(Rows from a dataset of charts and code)
============

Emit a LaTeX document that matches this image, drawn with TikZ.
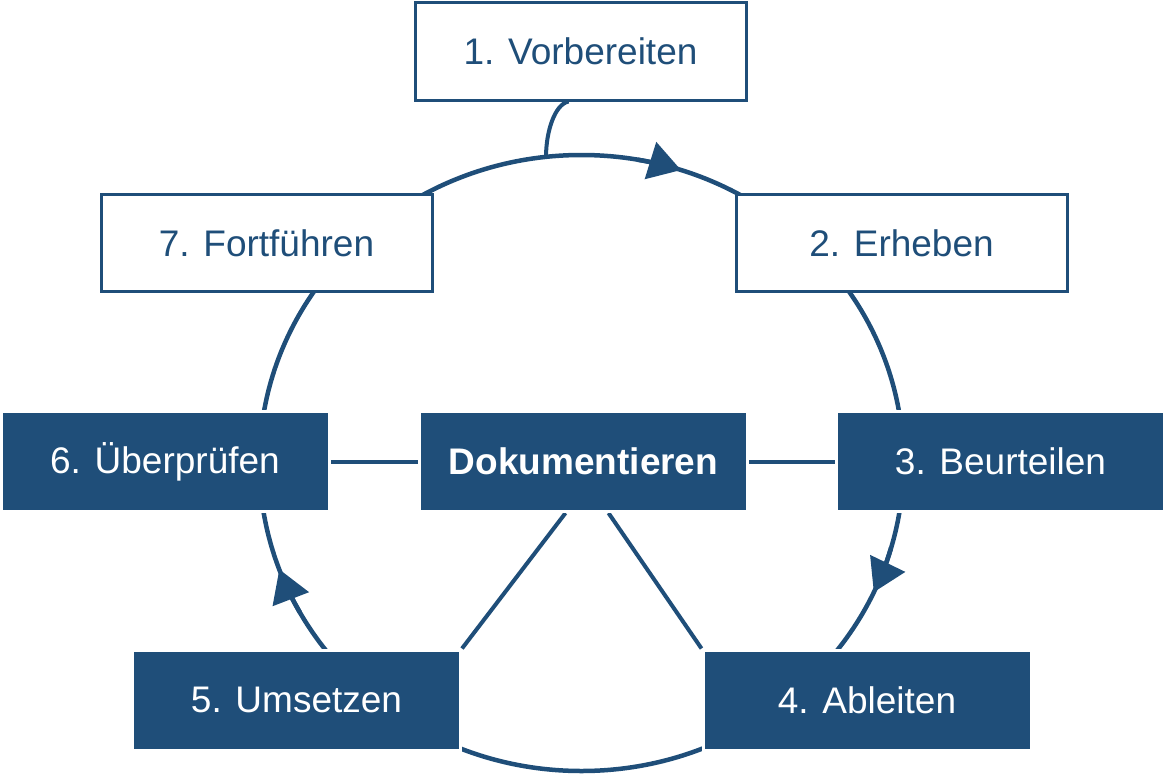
\documentclass[tikz,border=0pt]{standalone}
\usepackage{fontspec}
\setmainfont{Liberation Sans}
\usetikzlibrary{arrows.meta,backgrounds,calc}
\definecolor{dblue}{RGB}{31,78,121}
\begin{document}
\begin{tikzpicture}[x=1pt,y=1pt,
  txt/.style={font=\fontsize{37}{44}\selectfont, inner sep=0pt},
  whitebox/.style={txt, draw=dblue, line width=3pt, fill=white, text=dblue,
    minimum width=331pt, minimum height=97pt},
  bluebox/.style={txt, draw=white, line width=3pt, fill=dblue, text=white,
    minimum width=328pt, minimum height=100pt},
  conn/.style={draw=dblue, line width=4pt},
  ring/.style={draw=dblue, line width=4.5pt},
  ringarrow/.style={ring, -{Triangle[length=32pt,width=38pt]}}]
\useasboundingbox (0,0) rectangle (1166,-776);
\coordinate (c) at (581.5,-463);
% boxes
\node[whitebox] (b1) at (580.5,-51.5) {1. Vorbereiten};
\node[whitebox] (b7) at (266.5,-243) {7. Fortführen};
\node[whitebox] (b2) at (901.5,-243) {2. Erheben};
\node[bluebox] (b6) at (165,-461.5) {6. Überprüfen};
\node[bluebox, font=\fontsize{37}{44}\selectfont\bfseries] (dok) at (583.5,-461.5) {Dokumentieren};
\node[bluebox] (b3) at (1000.5,-461.5) {3. Beurteilen};
\node[bluebox] (b5) at (296.5,-700) {5. Umsetzen};
\node[bluebox] (b4) at (867,-700) {4. Ableiten};
\coordinate (p1) at (546,-157);
\begin{scope}[on background layer]
  \draw[ring] (c) ellipse [x radius=322pt, y radius=308pt];
  \draw[ringarrow] (c) ++(80:322pt and 308pt) arc[start angle=80, end angle=72, x radius=322pt, y radius=308pt];
  \draw[ringarrow] (c) ++(-16:322pt and 308pt) arc[start angle=-16, end angle=-24.8, x radius=322pt, y radius=308pt];
  \draw[ringarrow] (c) ++(209:322pt and 308pt) arc[start angle=209, end angle=200.2, x radius=322pt, y radius=308pt];
  \draw[conn] ([xshift=-12pt]b1.south) .. controls +(-14,-3) and +(0,25) .. (p1);
  \draw[conn] (b6.east) -- (dok.west);
  \draw[conn] (dok.east) -- (b3.west);
  \draw[conn] ([xshift=-18pt]dok.south) -- (b5.north east);
  \draw[conn] ([xshift=25pt]dok.south) -- (b4.north west);
\end{scope}
\end{tikzpicture}
\end{document}
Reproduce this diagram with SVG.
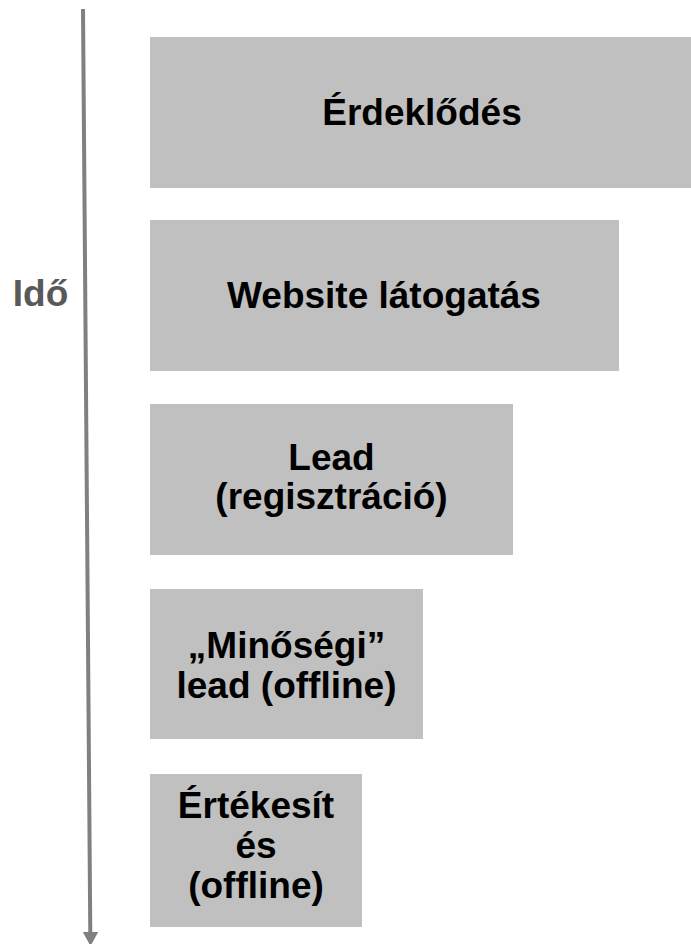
<svg xmlns="http://www.w3.org/2000/svg" width="691" height="944" viewBox="0 0 691 944">
<style>
.box{fill:#c0c0c0;}
.t{font-family:"Liberation Sans",Arial,sans-serif;font-weight:bold;font-size:37px;fill:#000;text-anchor:middle;}
.lbl{font-family:"Liberation Sans",Arial,sans-serif;font-weight:bold;font-size:37px;fill:#595959;text-anchor:middle;}
</style>
<rect width="691" height="944" fill="#fff"/>
<g id="connectors">
<line x1="83" y1="9" x2="90.3" y2="934" stroke="#808080" stroke-width="4"/>
<polygon points="82.8,932 98.2,932 90.5,946" fill="#808080"/>
</g>
<g id="label-ido"><text class="lbl" x="40.5" y="306">Idő</text></g>
<g id="n1"><rect class="box" x="150" y="37" width="541" height="151"/><text class="t" x="422" y="125">Érdeklődés</text></g>
<g id="n2"><rect class="box" x="150" y="220" width="469" height="151"/><text class="t" x="384" y="308">Website látogatás</text></g>
<g id="n3"><rect class="box" x="150" y="404" width="363" height="151"/><text class="t" x="331.5" y="470">Lead</text><text class="t" x="331.5" y="509">(regisztráció)</text></g>
<g id="n4"><rect class="box" x="150" y="589" width="273" height="150"/><text class="t" x="286.5" y="658">„Minőségi”</text><text class="t" x="286.5" y="698">lead (offline)</text></g>
<g id="n5"><rect class="box" x="150" y="774" width="212" height="153"/><text class="t" x="256" y="818">Értékesít</text><text class="t" x="256" y="858">és</text><text class="t" x="256" y="898">(offline)</text></g>
</svg>
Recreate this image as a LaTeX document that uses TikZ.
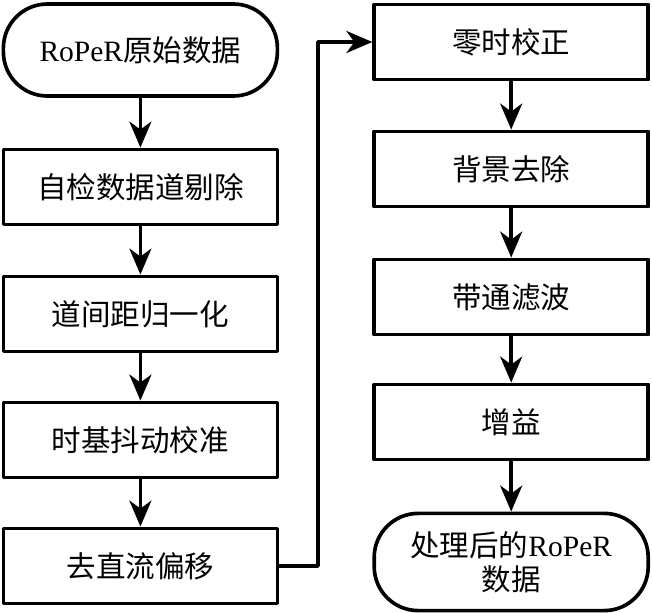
\documentclass[tikz,border=0pt]{standalone}
\usepackage{fontspec}
\setmainfont{Liberation Serif}
\newfontfamily\cjk{Noto Sans CJK SC}
\usepackage{tikz}
\usetikzlibrary{arrows.meta}
\tikzset{
  every picture/.style={
    line join=round,
    >={Stealth[length=6.5mm,width=5.5mm,inset=2mm]},
  },
  proc/.style={draw, line width=2.6pt, rectangle, minimum width=6.85cm,
    minimum height=1.88cm, font=\fontsize{21pt}{26pt}\selectfont, align=center},
  term/.style={proc, rounded corners=1.1cm},
  flow/.style={->, line width=2.6pt},
}

\begin{document}
\begin{tikzpicture}
    \useasboundingbox (0,0) rectangle (16.3,-15.325);
    % Left column
    \node[term, minimum height=2.3cm] (raw) at (3.51,-1.25) {RoPeR{\cjk 原始数据}};
    \node[proc] (chk)  at (3.51,-4.675) {\cjk 自检数据道剔除};
    \node[proc] (norm) at (3.51,-7.85)  {\cjk 道间距归一化};
    \node[proc] (jit)  at (3.51,-11.0)  {\cjk 时基抖动校准};
    \node[proc] (dc)   at (3.51,-14.15) {\cjk 去直流偏移};
    % Right column
    \node[proc] (zero) at (12.78,-1.05)  {\cjk 零时校正};
    \node[proc] (bg)   at (12.78,-4.225) {\cjk 背景去除};
    \node[proc] (bp)   at (12.78,-7.425) {\cjk 带通滤波};
    \node[proc] (gain) at (12.78,-10.55) {\cjk 增益};
    \node[term, minimum height=2.43cm] (out) at (12.78,-14.05)
        {{\cjk 处理后的}RoPeR\\[-2pt]{\cjk 数据}};
    % Arrows
    \draw[flow] (raw) -- (chk);
    \draw[flow] (chk) -- (norm);
    \draw[flow] (norm) -- (jit);
    \draw[flow] (jit) -- (dc);
    \draw[flow] (zero) -- (bg);
    \draw[flow] (bg) -- (bp);
    \draw[flow] (bp) -- (gain);
    \draw[flow] (gain) -- (out);
    % Link between columns
    \coordinate (turn) at (7.95,0);
    \draw[flow] (dc.east) -- (dc.east -| turn) |- (zero.west);
\end{tikzpicture}
\end{document}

============

- Given problem -
Reproduce all of the data exactly; the pictures do not belong in the copy.

- Solution for this problem -
Emit a LaTeX document that matches this image, drawn with TikZ.
\documentclass[tikz,border=0pt]{standalone}
\usepackage{fontspec}
\setmainfont{Liberation Sans}
\usetikzlibrary{arrows.meta,backgrounds,calc}
\definecolor{dblue}{RGB}{31,78,121}
\begin{document}
\begin{tikzpicture}[x=1pt,y=1pt,
  txt/.style={font=\fontsize{37}{44}\selectfont, inner sep=0pt},
  whitebox/.style={txt, draw=dblue, line width=3pt, fill=white, text=dblue,
    minimum width=331pt, minimum height=97pt},
  bluebox/.style={txt, draw=white, line width=3pt, fill=dblue, text=white,
    minimum width=328pt, minimum height=100pt},
  conn/.style={draw=dblue, line width=4pt},
  ring/.style={draw=dblue, line width=4.5pt},
  ringarrow/.style={ring, -{Triangle[length=32pt,width=38pt]}}]
\useasboundingbox (0,0) rectangle (1166,-776);
\coordinate (c) at (581.5,-463);
% boxes
\node[whitebox] (b1) at (580.5,-51.5) {1. Vorbereiten};
\node[whitebox] (b7) at (266.5,-243) {7. Fortführen};
\node[whitebox] (b2) at (901.5,-243) {2. Erheben};
\node[bluebox] (b6) at (165,-461.5) {6. Überprüfen};
\node[bluebox, font=\fontsize{37}{44}\selectfont\bfseries] (dok) at (583.5,-461.5) {Dokumentieren};
\node[bluebox] (b3) at (1000.5,-461.5) {3. Beurteilen};
\node[bluebox] (b5) at (296.5,-700) {5. Umsetzen};
\node[bluebox] (b4) at (867,-700) {4. Ableiten};
\coordinate (p1) at (546,-157);
\begin{scope}[on background layer]
  \draw[ring] (c) ellipse [x radius=322pt, y radius=308pt];
  \draw[ringarrow] (c) ++(80:322pt and 308pt) arc[start angle=80, end angle=72, x radius=322pt, y radius=308pt];
  \draw[ringarrow] (c) ++(-16:322pt and 308pt) arc[start angle=-16, end angle=-24.8, x radius=322pt, y radius=308pt];
  \draw[ringarrow] (c) ++(209:322pt and 308pt) arc[start angle=209, end angle=200.2, x radius=322pt, y radius=308pt];
  \draw[conn] ([xshift=-12pt]b1.south) .. controls +(-14,-3) and +(0,25) .. (p1);
  \draw[conn] (b6.east) -- (dok.west);
  \draw[conn] (dok.east) -- (b3.west);
  \draw[conn] ([xshift=-18pt]dok.south) -- (b5.north east);
  \draw[conn] ([xshift=25pt]dok.south) -- (b4.north west);
\end{scope}
\end{tikzpicture}
\end{document}
Reproduce this diagram with SVG.
<svg xmlns="http://www.w3.org/2000/svg" width="691" height="944" viewBox="0 0 691 944">
<style>
.box{fill:#c0c0c0;}
.t{font-family:"Liberation Sans",Arial,sans-serif;font-weight:bold;font-size:37px;fill:#000;text-anchor:middle;}
.lbl{font-family:"Liberation Sans",Arial,sans-serif;font-weight:bold;font-size:37px;fill:#595959;text-anchor:middle;}
</style>
<rect width="691" height="944" fill="#fff"/>
<g id="connectors">
<line x1="83" y1="9" x2="90.3" y2="934" stroke="#808080" stroke-width="4"/>
<polygon points="82.8,932 98.2,932 90.5,946" fill="#808080"/>
</g>
<g id="label-ido"><text class="lbl" x="40.5" y="306">Idő</text></g>
<g id="n1"><rect class="box" x="150" y="37" width="541" height="151"/><text class="t" x="422" y="125">Érdeklődés</text></g>
<g id="n2"><rect class="box" x="150" y="220" width="469" height="151"/><text class="t" x="384" y="308">Website látogatás</text></g>
<g id="n3"><rect class="box" x="150" y="404" width="363" height="151"/><text class="t" x="331.5" y="470">Lead</text><text class="t" x="331.5" y="509">(regisztráció)</text></g>
<g id="n4"><rect class="box" x="150" y="589" width="273" height="150"/><text class="t" x="286.5" y="658">„Minőségi”</text><text class="t" x="286.5" y="698">lead (offline)</text></g>
<g id="n5"><rect class="box" x="150" y="774" width="212" height="153"/><text class="t" x="256" y="818">Értékesít</text><text class="t" x="256" y="858">és</text><text class="t" x="256" y="898">(offline)</text></g>
</svg>
Recreate this image as a LaTeX document that uses TikZ.
\documentclass[tikz,border=0pt]{standalone}
\usepackage{fontspec}
\setmainfont{Liberation Serif}
\newfontfamily\cjk{Noto Sans CJK SC}
\usepackage{tikz}
\usetikzlibrary{arrows.meta}
\tikzset{
  every picture/.style={
    line join=round,
    >={Stealth[length=6.5mm,width=5.5mm,inset=2mm]},
  },
  proc/.style={draw, line width=2.6pt, rectangle, minimum width=6.85cm,
    minimum height=1.88cm, font=\fontsize{21pt}{26pt}\selectfont, align=center},
  term/.style={proc, rounded corners=1.1cm},
  flow/.style={->, line width=2.6pt},
}

\begin{document}
\begin{tikzpicture}
    \useasboundingbox (0,0) rectangle (16.3,-15.325);
    % Left column
    \node[term, minimum height=2.3cm] (raw) at (3.51,-1.25) {RoPeR{\cjk 原始数据}};
    \node[proc] (chk)  at (3.51,-4.675) {\cjk 自检数据道剔除};
    \node[proc] (norm) at (3.51,-7.85)  {\cjk 道间距归一化};
    \node[proc] (jit)  at (3.51,-11.0)  {\cjk 时基抖动校准};
    \node[proc] (dc)   at (3.51,-14.15) {\cjk 去直流偏移};
    % Right column
    \node[proc] (zero) at (12.78,-1.05)  {\cjk 零时校正};
    \node[proc] (bg)   at (12.78,-4.225) {\cjk 背景去除};
    \node[proc] (bp)   at (12.78,-7.425) {\cjk 带通滤波};
    \node[proc] (gain) at (12.78,-10.55) {\cjk 增益};
    \node[term, minimum height=2.43cm] (out) at (12.78,-14.05)
        {{\cjk 处理后的}RoPeR\\[-2pt]{\cjk 数据}};
    % Arrows
    \draw[flow] (raw) -- (chk);
    \draw[flow] (chk) -- (norm);
    \draw[flow] (norm) -- (jit);
    \draw[flow] (jit) -- (dc);
    \draw[flow] (zero) -- (bg);
    \draw[flow] (bg) -- (bp);
    \draw[flow] (bp) -- (gain);
    \draw[flow] (gain) -- (out);
    % Link between columns
    \coordinate (turn) at (7.95,0);
    \draw[flow] (dc.east) -- (dc.east -| turn) |- (zero.west);
\end{tikzpicture}
\end{document}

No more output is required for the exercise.